Hightstown is going to take advantage of the state pension holiday — but only because the state is holding towns like the borough hostage.
The state has tied the pension deferral to extraordinary aid, the pot of money the state sets aside for cash-strapped towns. The aid is designed as tax relief, but requires towns essentially to exhaust all other means to bring their tax rates down.
The aid, however, functions like an addictive drug that forces them to keep coming back for more every year.
Consider what happens to municipal surplus use. Towns are forced to use 95 percent of their surplus balance as revenue in their budget to qualify for the aid. When towns do that, they often find themselves scrambling the next year if it cannot find enough revenue to offset the amount of surplus used. That forces towns to repeat the mistake, to go back to the state for aid and spend down their surplus again, creating a never-ending downward spiral.
Towns can only reverse this trend by hoping the state provides them with more money than they have received in the past (fat chance) or by experiencing ratable growth. The problem is that many of the towns that seek extraordinary aid are built out like Hightstown or Jamesburg, leaving them with few opportunities to expand their ratable bases.
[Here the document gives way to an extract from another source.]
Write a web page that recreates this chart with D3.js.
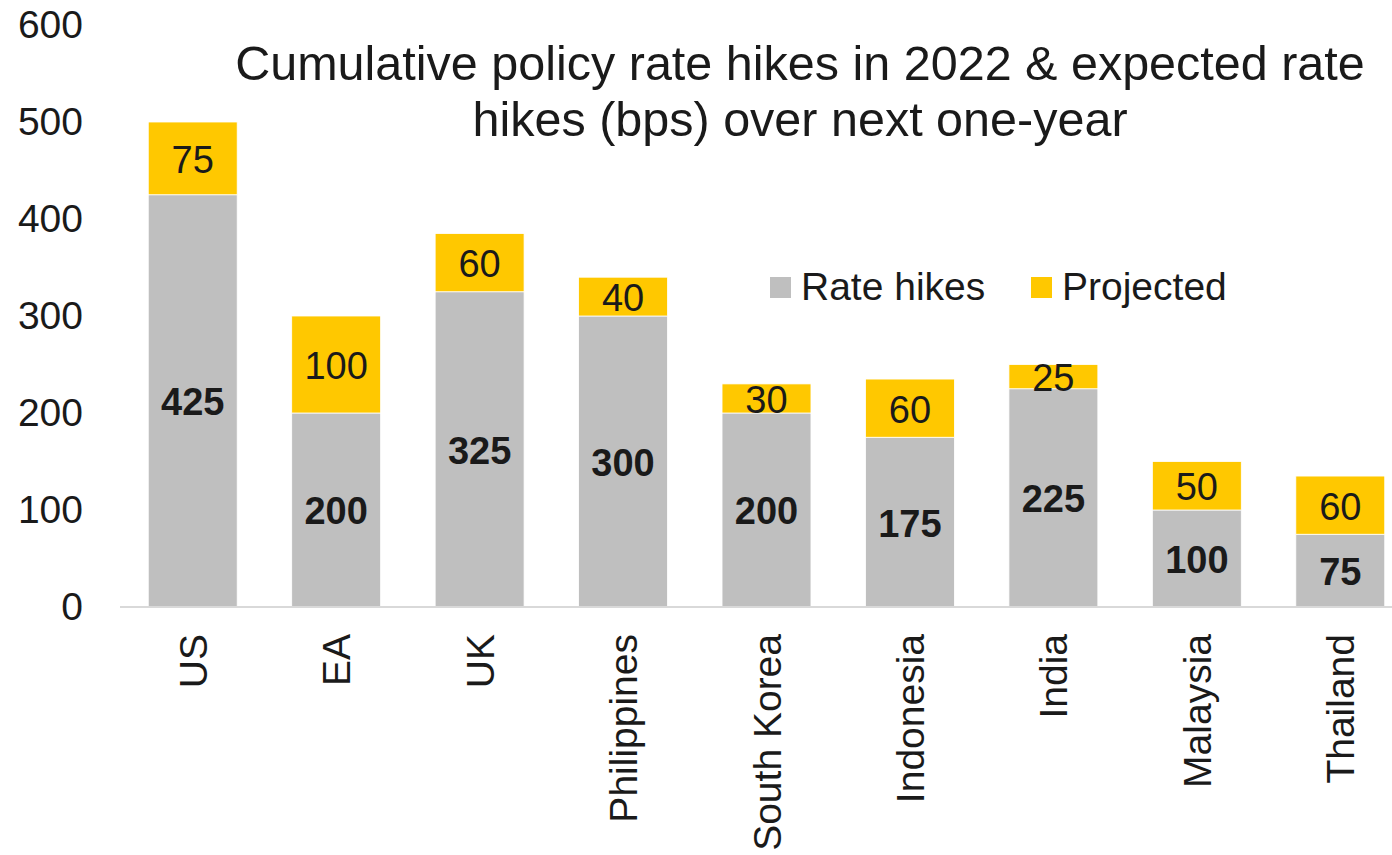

The pension deferral will only exacerbate this problem next year. Hightstown estimates that the pension deferral will save it $159,000 this year, which then has to be repaid over 15 years at 10 percent interest beginning in 2012. That means the borough is facing a minimum spending increase next year of $159,000 and then another hit in excess of $40,000 in 2012 when repayment of the deferral hits.
That’s a lot of cash, but it is understandable why Hightstown would go down this road. Not doing so would cost the borough $200,000 this year — money that would be impossible to replace in the budget. Plus, Hightstown is not alone. Manville also is deferring its pension payments, primarily for the same reason.
While Plainsboro Mayor Peter Cantu says that, because of the current economic climate the program makes sense, it is just another example of the state’s dysfunction when it comes to budgeting. After nearly four years of criticizing past practices that essentially kicked fiscal problems down the road, the state is doing the same and asking municipalities to join in the fun.